Dominique A ne prend personne par surprise. Il y a 10 ans, son dixième album studio, Vers les lueurs, affichait déjà dès la couverture sa couleur verte. Il prenait dès ses premiers mots appui Contre un arbre (« Oublie la ville / Oublie la vitesse / Oublie l’agression verbale / Contre un arbre ») pour s’élever ensuite contre la laideur de nos constructions (« On voit des autoroutes / Des hangars des marchés / De grandes enseignes rouges / Et des parking bondés / On voit des paysages / Qui ne ressemblent à rien / Qui se ressemblent tous / Et qui n’ont pas de fin / Rendez-nous la lumière / Rendez-nous la beauté / Le monde était si beau / Et nous l’avons gâché »).

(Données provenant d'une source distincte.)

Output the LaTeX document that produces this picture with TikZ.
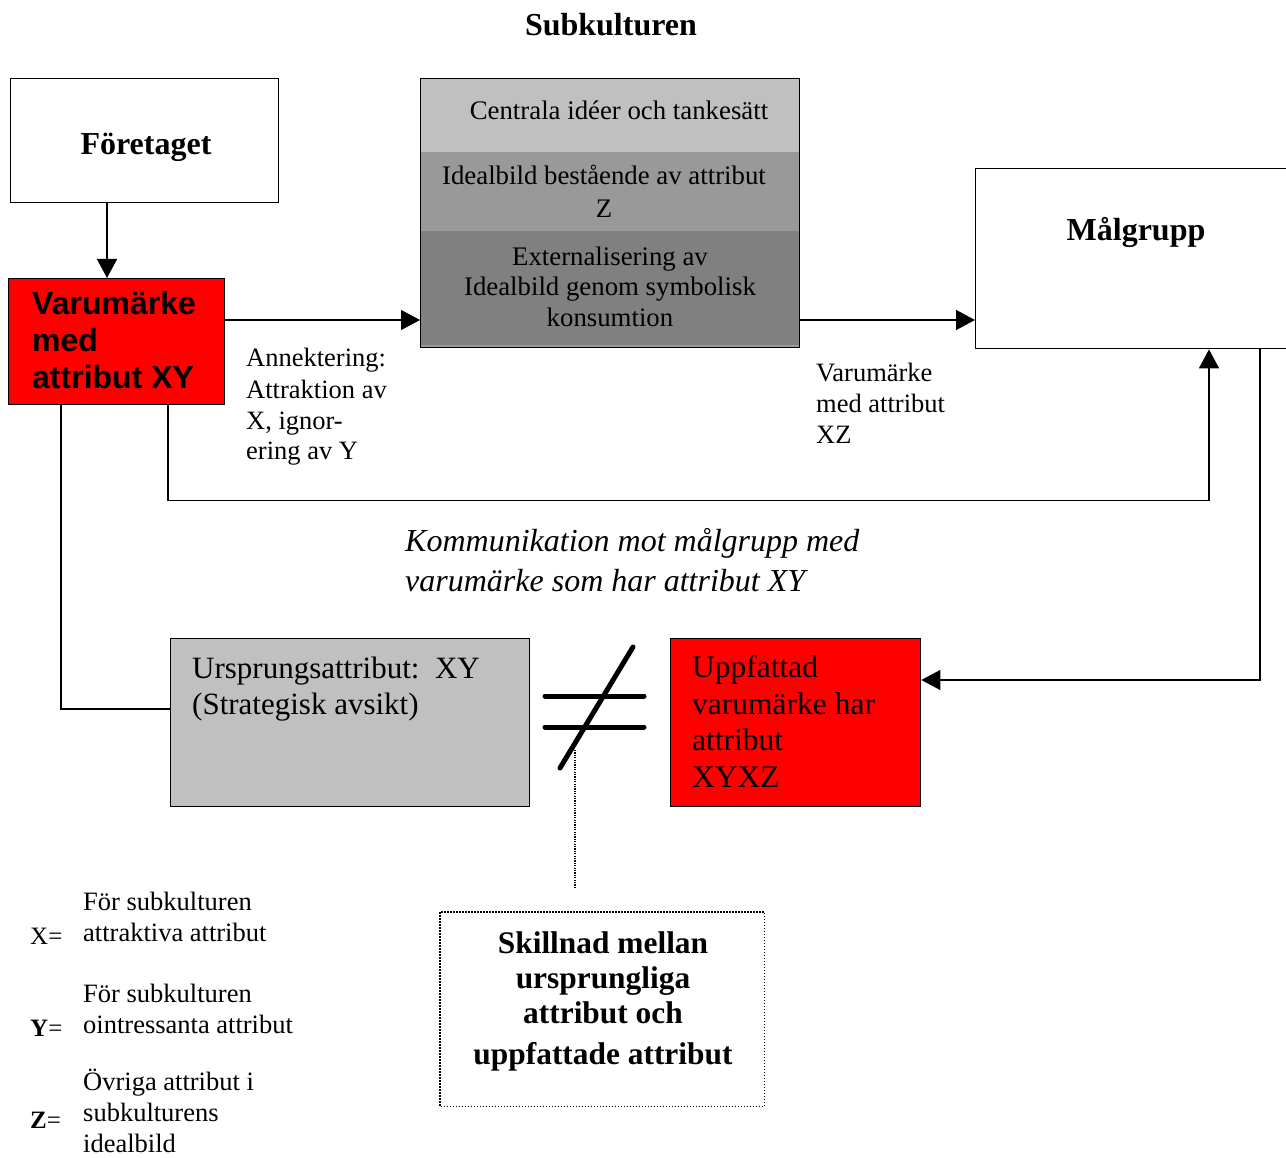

Dix ans plus tard, donc, l’auteur du Courage des oiseaux revient avec un album traversé par l’air du temps, avec son lot de désillusions et d’inquiétudes. Le premier titre s’intitule Dernier appel de la forêt et déroule sur presque sept minutes une superbe ode à l’évasion (« On quittera le lit défait / Dans le plus parfait des silences / On ne nous reverra jamais (…) / Nous reprendre qui le voudrait ? / Dernier appel de la forêt »), aussi poétique par ses textes que par son orchestration, les instruments entrant et sortant de scène un à un, dans un défilé bariolé, à chaque instant surprenant.
Il est question là de séismes et d’avalanches, de virus et d’incendies, ailleurs, d’icebergs qui transpirent ou de fin des temps. De toute évidence, le changement climatique est l’un des fils rouges de l’album mais, mêlé aux cordes, il prend des teintes plus délicates que sur les écrans des journaux télévisés. « Ce n’est pas sous une pluie de feu qu’on se met à l’aquarelle » chante Dominique A sur Le monde réel. Pourtant, dans le chaos des années Covid, dans la fournaise des étés sans eau, le chanteur a encore gagné en élégance, en légèreté. Il a confié ses textes à quelques jazzzmen amis (le contrebassiste Sébastien Boisseau, le pianiste Julien Noël, la flûtiste Sylvaine Hélary…). Tous, dans un studio des bords de Seine, ont enregistré en même temps, en s’écoutant, en laissant le tempo flotter doucement. Cela se sent, cela s’entend et cela se chante même, puisque c’est la chaleureuse leçon d’Avec les autres, premier extrait doux-amer de l’album : « Nous n’irons bien / Nous n’irons loin / Qu’avec les autres ».